Adding to his restless discontent was the fact that he was a Down Easter in the heart of the South. He was a New England folksinger in the land that clung to slavery far too long and enforced segregation while the rest of the country was trying to do what was right. He was an intelligent, complex, songwriting personality in a place where one-dimensional thinking paid off.

In 1995, he got the hell out. Last month, he reclaimed his New England-ness by releasing a stripped-down, live album recorded in the woods of Dublin, New Hampshire, at DelRossi's, a folk club Mallett plays year in and year out. Dublin, too, is the home of Yankee magazine, the de facto capital of New England. It's far from Nashville.

"Country music today is not about the country -- it's more a commercial format, sort of the popular music of the South that has little to do with rural living or working-class values," Mallett says. "I was always aware I was a Northerner down there.

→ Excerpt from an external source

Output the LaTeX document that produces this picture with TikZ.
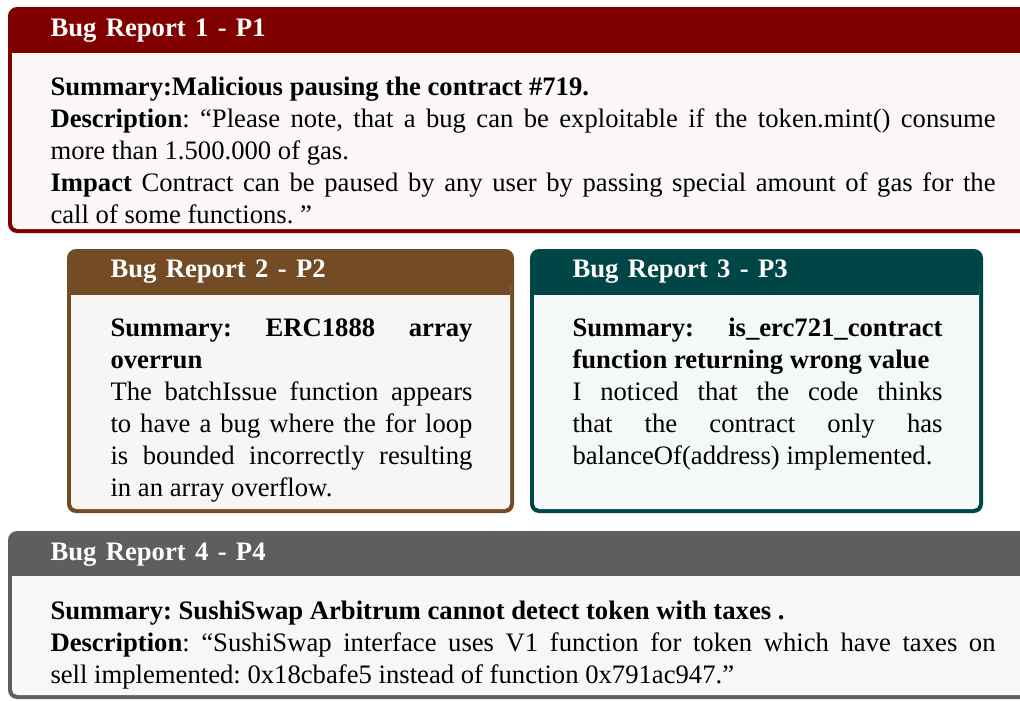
\documentclass[tikz,border=0pt]{standalone}
\usepackage{fontspec}
\setmainfont{Liberation Serif}
\usepackage{xcolor}
\usepackage{tikz}

\tikzset{
  frameout/.style={fill=#1, rounded corners=3.4pt},
  backin/.style={fill=#1, rounded corners=2pt},
  boxtitle/.style={text=white, inner sep=0pt, anchor=base west,
    font=\bfseries\fontsize{10}{12}\selectfont,
    execute at begin node={\spaceskip=3.5pt plus 1pt}},
  boxbody/.style={text=black, inner sep=0pt, anchor=base west, text width=#1,
    align=justify, font=\fontsize{10}{12}\selectfont,
    execute at begin node={\frenchspacing\hyphenpenalty=10000\exhyphenpenalty=10000\tolerance=9999\emergencystretch=2em}}
}

\begin{document}
\begin{tikzpicture}[x=0.375pt, y=-0.375pt]
    \useasboundingbox (0,0) rectangle (1020,700);
    \clip (0,0) rectangle (1020,700);
    % report 1
    \fill[frameout=red!50!black] (8,7) rectangle (1037,233);
    \fill[backin=red!50!black!3] (12,40) rectangle (1033,229);
    \fill[red!50!black] (12,40) rectangle (1033,52.5);
    \node[boxtitle] (title1) at (50,36) {Bug Report 1 - P1};
    \node[boxbody=354.4pt] (body1) at (50,95) {%
      \textbf{Summary:Malicious pausing the contract \#719.}\\
      \textbf{Description}: “Please note, that a bug can be exploitable if the token.mint() consume\linebreak
      more than 1.500.000 of gas.\\
      \textbf{Impact} Contract can be paused by any user by passing special amount of gas for the\linebreak
      call of some functions. ”};
    % report 2
    \fill[frameout=brown!60!black] (67,249) rectangle (514,513);
    \fill[backin=brown!60!black!5] (71,280) rectangle (510,509);
    \fill[brown!60!black] (71,280) rectangle (510,295);
    \node[boxtitle] (title2) at (110,277) {Bug Report 2 - P2};
    \node[boxbody=135.75pt] (body2) at (110,336) {%
      \textbf{Summary: ERC1888 array\linebreak overrun}\\
      The batchIssue function appears\linebreak to have a bug where the for loop\linebreak
      is bounded incorrectly resulting\linebreak in an array overflow.};
    % report 3
    \fill[frameout=teal!55!black] (530,249) rectangle (983,513);
    \fill[backin=teal!55!black!4] (534,280) rectangle (979,509);
    \fill[teal!55!black] (534,280) rectangle (979,295);
    \node[boxtitle] (title3) at (572,277) {Bug Report 3 - P3};
    \node[boxbody=138.75pt] (body3) at (572,336) {%
      \textbf{Summary: is\_erc721\_contract\linebreak function returning wrong value}\\
      I noticed that the code thinks\linebreak that the contract only has\linebreak
      balanceOf(address) implemented.};
    % report 4
    \fill[frameout=black!63] (8,531) rectangle (1037,699);
    \fill[backin=black!3] (12,560) rectangle (1033,695);
    \fill[black!63] (12,560) rectangle (1033,576);
    \node[boxtitle] (title4) at (50,560) {Bug Report 4 - P4};
    \node[boxbody=354.4pt] (body4) at (50,619) {%
      \textbf{Summary: SushiSwap Arbitrum cannot detect token with taxes .}\\
      \textbf{Description}: “SushiSwap interface uses V1 function for token which have taxes on\linebreak
      sell implemented: 0x18cbafe5 instead of function 0x791ac947.”};
\end{tikzpicture}
\end{document}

There's a real distinct difference between the North and the South, a different way of looking at things. I'm really proud of my Northern roots. I speak in a Northern tongue pretty much, and it's nice to be in an environment that feeds it."

Mallett's family had lived in the central Maine town almost 200 years. It's the area he knows, where he's most comfortable, and where his best music is written.

But Mallett is not bitter about his experiences in Music City, USA. In fact, it advanced his career to the point where for This Town, he recruited an all-star guest list of Nanci Griffith, Kathy Mattea, Hal Ketchum, and Michael Johnson to embellish his sound.

Yet listen close, and you can hear the New Englander buried in the twang. In the title track, he's singing about all the different things going on in Nashville: "rich folks dying right beside the poor," homeless people, college kids in BMWs, caviar beside the beans and bacon at the grocery store. While Garth Brooks glorifies ropin' stuff, Mallett depicts ironic reality, actual human feelings and reactions, the quiet, reflective moments people have. He belongs up here, where the natives enjoy and understand his music.

He's never had what he calls the "powerhouse, rock-and-roll voice" that can compete with the big, country-music studio sound. On Parallel Lives, he returns to the form of his pre-Vanguard albums. No lush production and revved-up guitars, no Grand Ole Opry sheen. The two musicians who accompanied him on the three-day DelRossi's stand, Stephen Sheehan and Mike Burd, were old friends who had played on other Mallett albums. Their understated accompaniment adds depth but does not subtract from Mallett's strongest performance identity -- one man, one stool, one guitar.

"I've been playing solo for six or seven years at all my gigs," Mallett says. "I really got it down to one guy and a guitar, and I didn't want anything to interfere with that. The guys I picked did not [interfere]. They were very supportive without being obvious."

The CD introduces five new songs Mallett had never recorded and 10 others that survey his more than 20 years of songwriting. Here, the "old poet's heart" he self-referentially sings of in his new song "I Picture You" can thrive and grow.

"I listen to a lot of alternative radio and I listen to alternative rock, and it all sounds the same." Mallett says. "I listen to country radio and it all sounds the same. A big part of my move back home was a way of saying, `I refuse to sound like I'm from Texas, I refuse to put on that fake Southern accent,' which that type of music demands you do. I like the way we speak up here."

It's good to have the well-spoken Mallett back in New England.